**DATASET ENTRIES**
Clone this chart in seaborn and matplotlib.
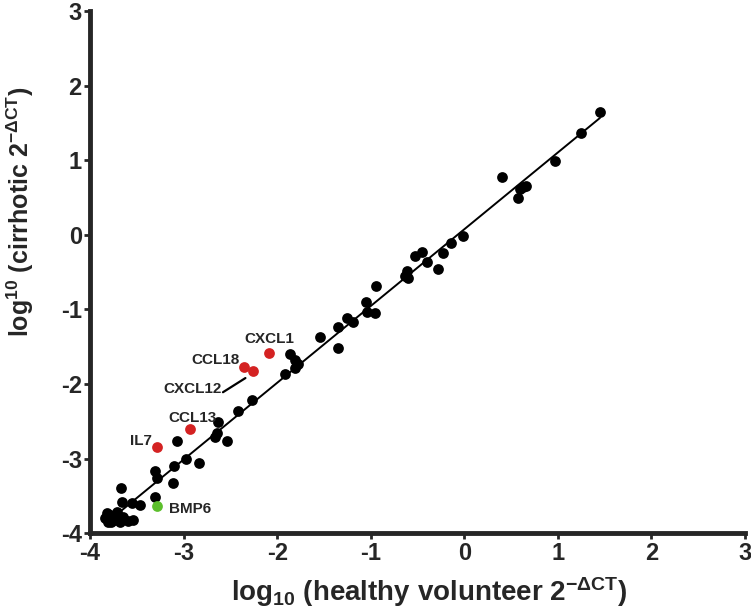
import matplotlib
matplotlib.use('Agg')
import matplotlib.pyplot as plt
import seaborn as sns
import pandas as pd

# log10 values
healthy = [1.45, 1.25, 0.97, 0.40, 0.63, 0.66, 0.57, 0.60, -0.01, -0.14,
           -0.23, -0.28, -0.40, -0.45, -0.53, -0.60, -0.63, -0.61, -0.94, -0.96,
           -1.04, -1.05, -1.19, -1.25, -1.35, -1.35, -1.54, -1.86, -1.81, -1.78,
           -1.81, -1.92, -2.27, -2.42, -2.63, -2.64, -2.66, -2.54, -3.07, -2.97,
           -3.10, -2.84, -3.31, -3.28, -3.11, -3.67, -3.31, -3.66, -3.55, -3.47,
           -3.84, -3.81, -3.79, -3.75, -3.71, -3.68, -3.65, -3.60, -3.54, -3.78,
           -3.72, -3.82]
cirrhotic = [1.65, 1.36, 0.99, 0.77, 0.64, 0.66, 0.49, 0.62, -0.01, -0.11,
             -0.24, -0.46, -0.36, -0.23, -0.28, -0.58, -0.55, -0.49, -0.69, -1.05,
             -1.03, -0.90, -1.17, -1.12, -1.24, -1.52, -1.37, -1.60, -1.68, -1.73,
             -1.79, -1.87, -2.22, -2.36, -2.51, -2.66, -2.71, -2.76, -2.76, -3.01,
             -3.10, -3.06, -3.17, -3.26, -3.33, -3.39, -3.51, -3.58, -3.60, -3.62,
             -3.80, -3.85, -3.76, -3.82, -3.72, -3.85, -3.78, -3.83, -3.82, -3.85,
             -3.80, -3.73]

up_genes = ['CXCL1', 'CCL18', 'CXCL12', 'CCL13', 'IL7']
up_healthy = [-2.09, -2.35, -2.26, -2.93, -3.28]
up_cirrhotic = [-1.58, -1.77, -1.83, -2.60, -2.84]

down_genes = ['BMP6']
down_healthy = [-3.28]
down_cirrhotic = [-3.64]

ticks = [-4, -3, -2, -1, 0, 1, 2, 3]

df = pd.DataFrame({'healthy': healthy, 'cirrhotic': cirrhotic})
up = pd.DataFrame({'gene': up_genes, 'healthy': up_healthy, 'cirrhotic': up_cirrhotic})
down = pd.DataFrame({'gene': down_genes, 'healthy': down_healthy, 'cirrhotic': down_cirrhotic})

sns.set_style('ticks')
plt.rcParams['font.family'] = ['Liberation Sans', 'DejaVu Sans']
plt.rcParams['axes.unicode_minus'] = False
plt.rcParams['mathtext.fontset'] = 'custom'
plt.rcParams['mathtext.rm'] = 'Liberation Sans:bold'
plt.rcParams['mathtext.bf'] = 'Liberation Sans:bold'
plt.rcParams['mathtext.it'] = 'Liberation Sans:bold'

fig, ax = plt.subplots(figsize=(7.51, 6.15), dpi=100)
fig.subplots_adjust(left=0.12, right=0.992, top=0.982, bottom=0.133)

sns.regplot(data=df, x='healthy', y='cirrhotic', scatter=False, ci=None,
            truncate=True, color='black', line_kws={'linewidth': 1.4}, ax=ax)
sns.scatterplot(data=df, x='healthy', y='cirrhotic', color='black', s=60,
                edgecolor='black', linewidth=0, ax=ax, zorder=3)
sns.scatterplot(data=up, x='healthy', y='cirrhotic', color='#d42222', s=60,
                edgecolor='#d42222', linewidth=0, ax=ax, zorder=4)
sns.scatterplot(data=down, x='healthy', y='cirrhotic', color='#5cbf2c', s=60,
                edgecolor='#5cbf2c', linewidth=0, ax=ax, zorder=4)

# gene labels
lab = dict(fontsize=11, fontweight='bold', ha='center', va='center')
ax.text(-2.08, -1.40, 'CXCL1', **lab)
ax.text(-2.66, -1.68, 'CCL18', **lab)
ax.text(-2.91, -2.07, 'CXCL12', **lab)
ax.plot([-2.58, -2.34], [-2.11, -1.92], color='black', linewidth=1.6)
ax.text(-2.91, -2.46, 'CCL13', **lab)
ax.text(-3.46, -2.76, 'IL7', **lab)
ax.text(-2.93, -3.68, 'BMP6', **lab)

ax.set_xlim(-4, 3)
ax.set_ylim(-4, 3)
ax.set_xticks(ticks)
ax.set_yticks(ticks)
ax.set_xticklabels([str(t) for t in ticks])
ax.set_yticklabels([str(t) for t in ticks])
ax.tick_params(axis='both', labelsize=17, width=2, length=4, direction='out', pad=2)
for lbl in ax.get_xticklabels() + ax.get_yticklabels():
    lbl.set_fontweight('bold')

sns.despine(ax=ax)
for side in ['left', 'bottom']:
    ax.spines[side].set_linewidth(3.5)

ax.set_xlabel(r'log$_{\mathbf{10}}$ (healthy volunteer 2$^{\mathbf{-\Delta CT}}$)',
              fontsize=20, fontweight='bold')
ax.set_ylabel(r'log$^{\mathbf{10}}$ (cirrhotic 2$^{\mathbf{-\Delta CT}}$)',
              fontsize=18, fontweight='bold')
ax.xaxis.set_label_coords(0.518, -0.08)
ax.yaxis.set_label_coords(-0.083, 0.615)

fig.savefig('out.png', dpi=100)
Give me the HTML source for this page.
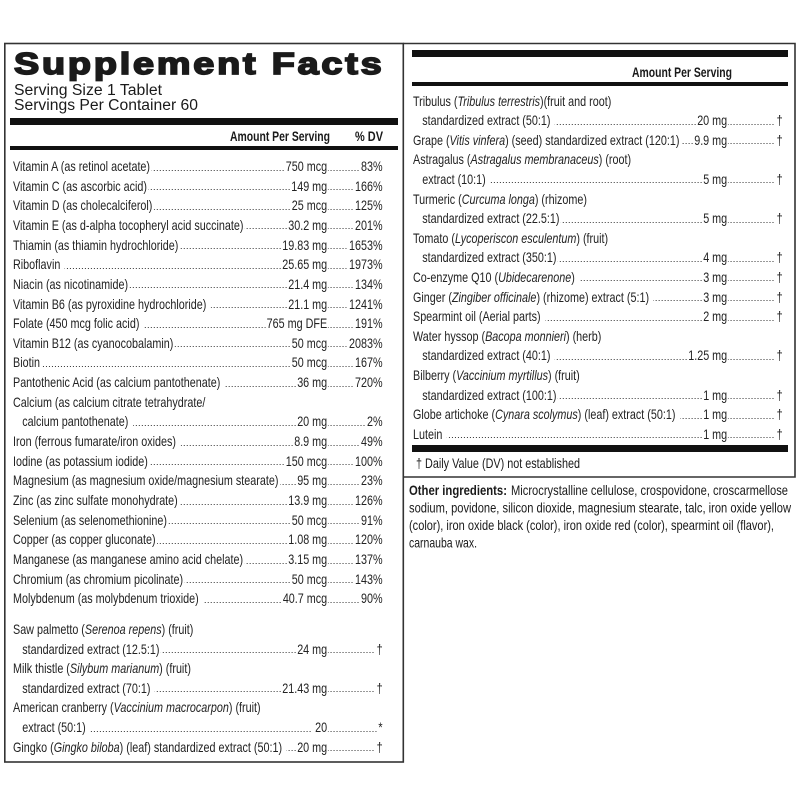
<!DOCTYPE html>
<html>
<head>
<meta charset="utf-8">
<style>
  html,body{margin:0;padding:0;background:#fff;}
  body{width:800px;height:800px;position:relative;overflow:hidden;font-family:"Liberation Sans",Arial,sans-serif;color:#222;}
  svg{position:absolute;left:0;top:0;}
  .col{position:absolute;top:0;width:480px;height:800px;transform:scaleX(0.77);transform-origin:0 0;font-size:14px;}
  .r{position:absolute;left:0;width:480px;height:16px;line-height:16px;white-space:nowrap;}
  .ld{position:absolute;left:0;top:11.6px;width:480px;height:1.4px;
      background-image:linear-gradient(to right,#333 1.5px,transparent 1.5px);
      background-size:3.9px 1.4px;background-repeat:repeat-x;}
  .lb{position:relative;background:#fff;padding-right:2px;}
  .in{padding-left:12px;}
  .am{position:absolute;top:0;right:71px;background:#fff;padding:0 1px 0 1px;}
  .dv{position:absolute;top:0;right:0;background:#fff;padding-left:3px;}
  .sp{padding-left:5px;}
</style>
</head>
<body>
<svg width="800" height="800" viewBox="0 0 800 800">
  <!-- boxes -->
  <rect x="4.8" y="43.5" width="398.5" height="718.5" fill="none" stroke="#333" stroke-width="1.6"/>
  <path d="M403.3 43.5 H795 V477 H403.3" fill="none" stroke="#333" stroke-width="1.6"/>
  <!-- left bars -->
  <rect x="10" y="118" width="388" height="7" fill="#111"/>
  <rect x="10" y="146" width="388" height="4" fill="#111"/>
  <!-- right bars -->
  <rect x="412" y="50" width="376" height="7" fill="#111"/>
  <rect x="412" y="82" width="376" height="4" fill="#111"/>
  <rect x="412" y="445" width="376" height="7" fill="#111"/>

  <g font-family="Liberation Sans, Arial, sans-serif" fill="#1a1a1a">
    <text transform="translate(14,74) scale(1.22,1)" font-size="31" font-weight="bold" stroke="#1a1a1a" stroke-width="1.7" letter-spacing="2.3">Supplement Facts</text>
    <text x="14" y="95" font-size="15.5" textLength="148" lengthAdjust="spacingAndGlyphs">Serving Size 1 Tablet</text>
    <text x="14" y="110" font-size="15.5" textLength="184" lengthAdjust="spacingAndGlyphs">Servings Per Container 60</text>

    <text x="230" y="141" font-size="14" font-weight="bold" textLength="100" lengthAdjust="spacingAndGlyphs">Amount Per Serving</text>
    <text x="355" y="141" font-size="14" font-weight="bold" textLength="28" lengthAdjust="spacingAndGlyphs">% DV</text>

    <text x="632" y="77" font-size="14" font-weight="bold" textLength="100" lengthAdjust="spacingAndGlyphs">Amount Per Serving</text>

    <text x="416" y="468" font-size="14" textLength="164" lengthAdjust="spacingAndGlyphs">† Daily Value (DV) not established</text>

    <text x="409" y="495" font-size="14" font-weight="bold" textLength="98" lengthAdjust="spacingAndGlyphs">Other ingredients:</text>
    <text x="511" y="495" font-size="14" textLength="277" lengthAdjust="spacingAndGlyphs">Microcrystalline cellulose, crospovidone, croscarmellose</text>
    <text x="409" y="512.5" font-size="14" textLength="382" lengthAdjust="spacingAndGlyphs">sodium, povidone, silicon dioxide, magnesium stearate, talc, iron oxide yellow</text>
    <text x="409" y="530" font-size="14" textLength="365" lengthAdjust="spacingAndGlyphs">(color), iron oxide black (color), iron oxide red (color), spearmint oil (flavor),</text>
    <text x="409" y="547.5" font-size="14" textLength="68" lengthAdjust="spacingAndGlyphs">carnauba wax.</text>
  </g>
</svg>

<!-- LEFT COLUMN ROWS -->
<div class="col" style="left:13px;">
  <div class="r" style="top:158px"><span class="ld"></span><span class="lb">Vitamin A (as retinol acetate)</span><span class="am">750 mcg</span><span class="dv">83%</span></div>
  <div class="r" style="top:177.6px"><span class="ld"></span><span class="lb">Vitamin C (as ascorbic acid)</span><span class="am">149 mg</span><span class="dv">166%</span></div>
  <div class="r" style="top:197.2px"><span class="ld"></span><span class="lb">Vitamin D (as cholecalciferol)</span><span class="am">25 mcg</span><span class="dv">125%</span></div>
  <div class="r" style="top:216.9px"><span class="ld"></span><span class="lb">Vitamin E (as d-alpha tocopheryl acid succinate)</span><span class="am">30.2 mg</span><span class="dv">201%</span></div>
  <div class="r" style="top:236.5px"><span class="ld"></span><span class="lb">Thiamin (as thiamin hydrochloride)</span><span class="am">19.83 mg</span><span class="dv">1653%</span></div>
  <div class="r" style="top:256.2px"><span class="ld"></span><span class="lb">Riboflavin&nbsp;</span><span class="am">25.65 mg</span><span class="dv">1973%</span></div>
  <div class="r" style="top:275.8px"><span class="ld"></span><span class="lb">Niacin (as nicotinamide)</span><span class="am">21.4 mg</span><span class="dv">134%</span></div>
  <div class="r" style="top:295.5px"><span class="ld"></span><span class="lb">Vitamin B6 (as pyroxidine hydrochloride)&nbsp;</span><span class="am">21.1 mg</span><span class="dv">1241%</span></div>
  <div class="r" style="top:315.1px"><span class="ld"></span><span class="lb">Folate (450 mcg folic acid)&nbsp;</span><span class="am">765 mg DFE</span><span class="dv">191%</span></div>
  <div class="r" style="top:334.8px"><span class="ld"></span><span class="lb">Vitamin B12 (as cyanocobalamin)</span><span class="am">50 mcg</span><span class="dv">2083%</span></div>
  <div class="r" style="top:354.4px"><span class="ld"></span><span class="lb">Biotin</span><span class="am">50 mcg</span><span class="dv">167%</span></div>
  <div class="r" style="top:374.1px"><span class="ld"></span><span class="lb">Pantothenic Acid (as calcium pantothenate)&nbsp;</span><span class="am">36 mg</span><span class="dv">720%</span></div>
  <div class="r" style="top:393.8px"><span class="lb">Calcium (as calcium citrate tetrahydrate/</span></div>
  <div class="r" style="top:413.4px"><span class="ld"></span><span class="lb in">calcium pantothenate)&nbsp;</span><span class="am">20 mg</span><span class="dv">2%</span></div>
  <div class="r" style="top:433.1px"><span class="ld"></span><span class="lb">Iron (ferrous fumarate/iron oxides)&nbsp;</span><span class="am">8.9 mg</span><span class="dv">49%</span></div>
  <div class="r" style="top:452.7px"><span class="ld"></span><span class="lb">Iodine (as potassium iodide)</span><span class="am">150 mcg</span><span class="dv">100%</span></div>
  <div class="r" style="top:472.4px"><span class="ld"></span><span class="lb">Magnesium (as magnesium oxide/magnesium stearate)</span><span class="am">95 mg</span><span class="dv">23%</span></div>
  <div class="r" style="top:492px"><span class="ld"></span><span class="lb">Zinc (as zinc sulfate monohydrate)</span><span class="am">13.9 mg</span><span class="dv">126%</span></div>
  <div class="r" style="top:511.7px"><span class="ld"></span><span class="lb">Selenium (as selenomethionine)</span><span class="am">50 mcg</span><span class="dv">91%</span></div>
  <div class="r" style="top:531.3px"><span class="ld"></span><span class="lb">Copper (as copper gluconate)</span><span class="am">1.08 mg</span><span class="dv">120%</span></div>
  <div class="r" style="top:551px"><span class="ld"></span><span class="lb">Manganese (as manganese amino acid chelate)</span><span class="am">3.15 mg</span><span class="dv">137%</span></div>
  <div class="r" style="top:570.6px"><span class="ld"></span><span class="lb">Chromium (as chromium picolinate)</span><span class="am">50 mcg</span><span class="dv">143%</span></div>
  <div class="r" style="top:590.2px"><span class="ld"></span><span class="lb">Molybdenum (as molybdenum trioxide)&nbsp;</span><span class="am">40.7 mcg</span><span class="dv">90%</span></div>

  <div class="r" style="top:621px"><span class="lb">Saw palmetto (<i>Serenoa repens</i>) (fruit)</span></div>
  <div class="r" style="top:640.6px"><span class="ld"></span><span class="lb in">standardized extract (12.5:1)</span><span class="am">24 mg</span><span class="dv">†</span></div>
  <div class="r" style="top:660.2px"><span class="lb">Milk thistle (<i>Silybum marianum</i>) (fruit)</span></div>
  <div class="r" style="top:679.8px"><span class="ld"></span><span class="lb in">standardized extract (70:1)&nbsp;</span><span class="am">21.43 mg</span><span class="dv">†</span></div>
  <div class="r" style="top:699.4px"><span class="lb">American cranberry (<i>Vaccinium macrocarpon</i>) (fruit)</span></div>
  <div class="r" style="top:719px"><span class="ld"></span><span class="lb in">extract (50:1)&nbsp;</span><span class="am sp">20</span><span class="dv">*</span></div>
  <div class="r" style="top:738.6px"><span class="ld"></span><span class="lb">Gingko (<i>Gingko biloba</i>) (leaf) standardized extract (50:1)&nbsp;</span><span class="am">20 mg</span><span class="dv">†</span></div>
</div>

<!-- RIGHT COLUMN ROWS -->
<div class="col" style="left:413px;">
  <div class="r" style="top:92.5px"><span class="lb">Tribulus (<i>Tribulus terrestris</i>)(fruit and root)</span></div>
  <div class="r" style="top:112.1px"><span class="ld"></span><span class="lb in">standardized extract (50:1)&nbsp;</span><span class="am">20 mg</span><span class="dv">†</span></div>
  <div class="r" style="top:131.7px"><span class="ld"></span><span class="lb">Grape (<i>Vitis vinfera</i>) (seed) standardized extract (120:1)</span><span class="am">9.9 mg</span><span class="dv">†</span></div>
  <div class="r" style="top:151.3px"><span class="lb">Astragalus (<i>Astragalus membranaceus</i>) (root)</span></div>
  <div class="r" style="top:170.9px"><span class="ld"></span><span class="lb in">extract (10:1)&nbsp;</span><span class="am">5 mg</span><span class="dv">†</span></div>
  <div class="r" style="top:190.5px"><span class="lb">Turmeric (<i>Curcuma longa</i>) (rhizome)</span></div>
  <div class="r" style="top:210.1px"><span class="ld"></span><span class="lb in">standardized extract (22.5:1)</span><span class="am">5 mg</span><span class="dv">†</span></div>
  <div class="r" style="top:229.7px"><span class="lb">Tomato (<i>Lycoperiscon esculentum</i>) (fruit)</span></div>
  <div class="r" style="top:249.3px"><span class="ld"></span><span class="lb in">standardized extract (350:1)</span><span class="am">4 mg</span><span class="dv">†</span></div>
  <div class="r" style="top:268.9px"><span class="ld"></span><span class="lb">Co-enzyme Q10 (<i>Ubidecarenone</i>)&nbsp;</span><span class="am">3 mg</span><span class="dv">†</span></div>
  <div class="r" style="top:288.5px"><span class="ld"></span><span class="lb">Ginger (<i>Zingiber officinale</i>) (rhizome) extract (5:1)&nbsp;</span><span class="am">3 mg</span><span class="dv">†</span></div>
  <div class="r" style="top:308.1px"><span class="ld"></span><span class="lb">Spearmint oil (Aerial parts)&nbsp;</span><span class="am">2 mg</span><span class="dv">†</span></div>
  <div class="r" style="top:327.7px"><span class="lb">Water hyssop (<i>Bacopa monnieri</i>) (herb)</span></div>
  <div class="r" style="top:347.3px"><span class="ld"></span><span class="lb in">standardized extract (40:1)&nbsp;</span><span class="am">1.25 mg</span><span class="dv">†</span></div>
  <div class="r" style="top:366.9px"><span class="lb">Bilberry (<i>Vaccinium myrtillus</i>) (fruit)</span></div>
  <div class="r" style="top:386.5px"><span class="ld"></span><span class="lb in">standardized extract (100:1)</span><span class="am">1 mg</span><span class="dv">†</span></div>
  <div class="r" style="top:406.1px"><span class="ld"></span><span class="lb">Globe artichoke (<i>Cynara scolymus</i>) (leaf) extract (50:1)&nbsp;</span><span class="am">1 mg</span><span class="dv">†</span></div>
  <div class="r" style="top:425.7px"><span class="ld"></span><span class="lb">Lutein&nbsp;</span><span class="am">1 mg</span><span class="dv">†</span></div>
</div>
</body>
</html>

**EXERCISE PROMPT**
Repeat the lines of the listing above verbatim, beginning at its first line and ending at the line containing "right=0.992, top=0.982, bottom=0.133)", which is included. Omit pictures.

**OUTPUT OF THE TASK**
Clone this chart in seaborn and matplotlib.
import matplotlib
matplotlib.use('Agg')
import matplotlib.pyplot as plt
import seaborn as sns
import pandas as pd

# log10 values
healthy = [1.45, 1.25, 0.97, 0.40, 0.63, 0.66, 0.57, 0.60, -0.01, -0.14,
           -0.23, -0.28, -0.40, -0.45, -0.53, -0.60, -0.63, -0.61, -0.94, -0.96,
           -1.04, -1.05, -1.19, -1.25, -1.35, -1.35, -1.54, -1.86, -1.81, -1.78,
           -1.81, -1.92, -2.27, -2.42, -2.63, -2.64, -2.66, -2.54, -3.07, -2.97,
           -3.10, -2.84, -3.31, -3.28, -3.11, -3.67, -3.31, -3.66, -3.55, -3.47,
           -3.84, -3.81, -3.79, -3.75, -3.71, -3.68, -3.65, -3.60, -3.54, -3.78,
           -3.72, -3.82]
cirrhotic = [1.65, 1.36, 0.99, 0.77, 0.64, 0.66, 0.49, 0.62, -0.01, -0.11,
             -0.24, -0.46, -0.36, -0.23, -0.28, -0.58, -0.55, -0.49, -0.69, -1.05,
             -1.03, -0.90, -1.17, -1.12, -1.24, -1.52, -1.37, -1.60, -1.68, -1.73,
             -1.79, -1.87, -2.22, -2.36, -2.51, -2.66, -2.71, -2.76, -2.76, -3.01,
             -3.10, -3.06, -3.17, -3.26, -3.33, -3.39, -3.51, -3.58, -3.60, -3.62,
             -3.80, -3.85, -3.76, -3.82, -3.72, -3.85, -3.78, -3.83, -3.82, -3.85,
             -3.80, -3.73]

up_genes = ['CXCL1', 'CCL18', 'CXCL12', 'CCL13', 'IL7']
up_healthy = [-2.09, -2.35, -2.26, -2.93, -3.28]
up_cirrhotic = [-1.58, -1.77, -1.83, -2.60, -2.84]

down_genes = ['BMP6']
down_healthy = [-3.28]
down_cirrhotic = [-3.64]

ticks = [-4, -3, -2, -1, 0, 1, 2, 3]

df = pd.DataFrame({'healthy': healthy, 'cirrhotic': cirrhotic})
up = pd.DataFrame({'gene': up_genes, 'healthy': up_healthy, 'cirrhotic': up_cirrhotic})
down = pd.DataFrame({'gene': down_genes, 'healthy': down_healthy, 'cirrhotic': down_cirrhotic})

sns.set_style('ticks')
plt.rcParams['font.family'] = ['Liberation Sans', 'DejaVu Sans']
plt.rcParams['axes.unicode_minus'] = False
plt.rcParams['mathtext.fontset'] = 'custom'
plt.rcParams['mathtext.rm'] = 'Liberation Sans:bold'
plt.rcParams['mathtext.bf'] = 'Liberation Sans:bold'
plt.rcParams['mathtext.it'] = 'Liberation Sans:bold'

fig, ax = plt.subplots(figsize=(7.51, 6.15), dpi=100)
fig.subplots_adjust(left=0.12, right=0.992, top=0.982, bottom=0.133)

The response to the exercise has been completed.